Montanans have grown accustomed to seeing forests turn from green to red to gray as a mountain pine beetle infestation works its way across the landscape.

A new survey of sawmill owners in the state now shows what that means to the bottom line of the timber industry. Put simply, the value of a pine tree falls right along with its needles.

“The longer you wait, the less value the landowner will get out of it,” said study co-author Dan Loeffler of the University of Montana’s Bureau of Business and Economic Research. “We’re not giving advice. We’re just quantifying how the industry views these trees.”

Together with Nate Anderson of the U.S. Forest Service Rocky Mountain Research Station in Missoula, Loeffler looked at what the beetle infestation did to the wood supply chain. It turns out the rice-grain-sized bugs affect everything from the chance of a tree breaking when the logger cuts it down to the reduction in price when the resulting 2x4 comes out stained blue by a fungus that comes along with the beetle attack.

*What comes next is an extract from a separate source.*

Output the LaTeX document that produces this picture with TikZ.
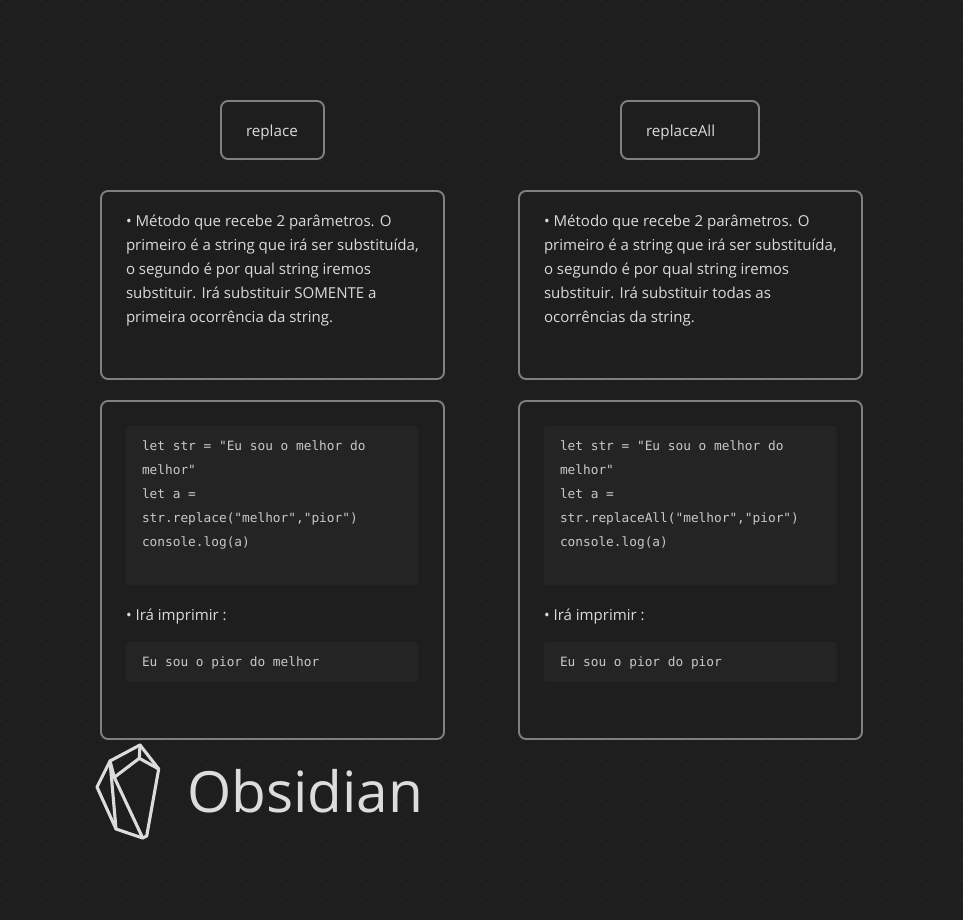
\documentclass[tikz,border=0pt]{standalone}
\usepackage{fontspec}
\setmainfont{Open Sans}
\newfontfamily\codefont{DejaVu Sans Mono}
\definecolor{bgc}{HTML}{1E1E1E}
\definecolor{dotc}{HTML}{323232}
\definecolor{edgec}{HTML}{808080}
\definecolor{codebg}{HTML}{242424}
\definecolor{txtc}{HTML}{DADADA}
\definecolor{codec}{HTML}{C8C8C8}
\definecolor{logoc}{HTML}{DCDCDC}
\tikzset{
  x=1pt,y=-1pt,
  card/.style={draw=edgec,line width=1.9pt,rounded corners=7pt,fill=bgc,inner sep=0pt,outer sep=0pt},
  codebox/.style={fill=codebg,rounded corners=3pt,inner sep=0pt,outer sep=0pt},
  body/.style={anchor=north west,inner sep=0pt,outer sep=0pt,align=left,text=txtc,font=\fontsize{15.05}{24}\selectfont},
  code/.style={anchor=north west,inner sep=0pt,outer sep=0pt,align=left,text=codec,font=\codefont\fontsize{12.8}{24}\selectfont},
  title/.style={anchor=west,inner sep=0pt,outer sep=0pt,text=txtc,font=\fontsize{15.2}{18}\selectfont},
  logo/.style={draw=logoc,line width=3.1pt,line join=round,line cap=round}
}
\begin{document}
\begin{tikzpicture}
\useasboundingbox (0,0) rectangle (963,920);
\fill[bgc] (0,0) rectangle (963,920);
\foreach \i in {0,...,48}{\foreach \j in {0,...,46}{
  \fill[dotc] (20*\i+0.0,20*\j+0.0) rectangle +(1.4,1.4);
}}
% titles
\draw[card] (221,101) rectangle (324,159);
\draw[card] (621,101) rectangle (759,159);
\node[title] (tl) at (246,133) {replace};
\node[title] (tr) at (646,133) {replaceAll};
% cards
\draw[card] (101,191) rectangle (444,379);
\draw[card] (519,191) rectangle (862,379);
\draw[card] (101,401) rectangle (444,739);
\draw[card] (519,401) rectangle (862,739);
\node[body] (dl) at (126,215) {• Método que recebe 2 parâmetros. O\\primeiro é a string que irá ser substituída,\\o segundo é por qual string iremos\\substituir. Irá substituir SOMENTE a\\primeira ocorrência da string.};
\node[body] (dr) at (544,215) {• Método que recebe 2 parâmetros. O\\primeiro é a string que irá ser substituída,\\o segundo é por qual string iremos\\substituir. Irá substituir todas as\\ocorrências da string.};
% code
\fill[codebox] (126,426) rectangle (418,585);
\fill[codebox] (544,426) rectangle (837,585);
\fill[codebox] (126,642) rectangle (418,682);
\fill[codebox] (544,642) rectangle (837,682);
\node[code] (cl) at (142,441) {let str = "Eu sou o melhor do\\melhor"\\let a =\\str.replace("melhor","pior")\\console.log(a)};
\node[code] (cr) at (560,441) {let str = "Eu sou o melhor do\\melhor"\\let a =\\str.replaceAll("melhor","pior")\\console.log(a)};
\node[body] (il) at (126,609) {• Irá imprimir :};
\node[body] (ir) at (544,609) {• Irá imprimir :};
\node[code] (ol) at (142,657) {Eu sou o pior do melhor};
\node[code] (or) at (560,657) {Eu sou o pior do pior};
% logo
\draw[logo] (140,745) -- (110,761) -- (97,787) -- (116,829) -- (142.7,838) -- (146.7,836) -- (158.7,769) -- cycle;
\draw[logo] (110,761) -- (116,829);
\draw[logo] (140,745) -- (139.3,758.3) -- (158.7,769);
\draw[logo] (139.3,758.3) -- (114.3,777.3);
\draw[logo] (110,761) -- (114.3,777.3) -- (142.7,838);
\node[anchor=base west,inner sep=0pt,text=logoc,font=\fontsize{56.8}{60}\selectfont] (brand) at (187,812) {Obsidian};
\end{tikzpicture}
\end{document}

“We hope we can take this information from the Montana supply chain and learn from that,” Anderson said. “This affects everything from land management to the operation and logistics of the mills. That way we might be in a better position for the next outbreak.”

The current mountain pine beetle outbreak got started in the late 1990s. At its peak in 2009, it affected 3.7 million acres a year. The infestation has slowed down considerably since then. Surveys done in 2014 showed about 600,000 acres affected.

Montana has about 25.9 million acres of forest. The study notes that while the state has lots of federally protected wilderness areas, 84 percent of that forest total is unreserved. Nearly 20 million acres are classified as timberland open to logging.

Lodgepole and ponderosa pine stands make up about 27 percent of Montana’s forest. In 2014, that produced 162.5 million board-feet of lumber, house logs, pulpwood, post/poles, furniture and hogfuel (wood waste used in sawmills for heat and electricity).

While 32 sawmills were still active in 2015, the survey only covered the six largest. That group turned out 69 percent of the total statewide lumber production — 371 million board-feet. That’s enough lumber to build almost 227,000 average-sized homes.

Mountain pine beetles are native to Montana forests, and outbreaks have occurred many times in the past. Nevertheless, the survey found mill owners have become leery of beetle-killed wood.

“Several mills involved in this survey, as well as loggers and truckers in Montana and other parts of the Rocky Mountain region, specifically avoid MPB (mountain pine beetle) timber,” the authors wrote, because green wood is worth so much more.

“This makes it difficult for forest managers to employ silvaculture not just to recover timber value, but also to achieve other objectives such as reducing fire risk and protecting infrastructure and recreational opportunities. This effect can be intensified if beetle-kill stands that would otherwise be harvested are not even considered for harvest because administrative procedures (like NEPA compliance) would delay harvest enough to degrade products to the point that revenues do not cover costs,” they wrote, referencing the National Environmental Policy Act.

Anderson and Loeffler stressed that the study does not assume that every beetle-killed tree will go to a sawmill. Dead timber also provides habitat for wildlife and returns nutrients and moisture to the soil. It might be cut and burned for hazardous fuels reduction. Other research looks at the environmental impacts of bug infestations. This study catalogs the economic effects.

As beetles drain the life out of a tree, they also suck out its value. Once the infestation takes hold and the pine’s needles turn from green to red, the stumpage price of the tree drops 35 percent. After those red needles fall, the price drops another 46 percent. Most of the infected stand transforms from sawlogs to pulpwood.

That’s because the dead trees break more easily during logging and transport, fill with cracks and rot that lower the resulting boards’ quality, and become so dry that they cause equipment to jam. Coincidentally, the dead-dry trees fill up log and chip trucks with more volume than weight, meaning the trucker gets paid less than a load of live wood would earn on the scales at the mill yard.

“We value trees for many reasons,” Anderson said. “Some are financial, like forest products. But there are also aesthetic values, water supply values, and spiritual values. For land managers to effectively manage, we must have good information how different conditions affect those values.”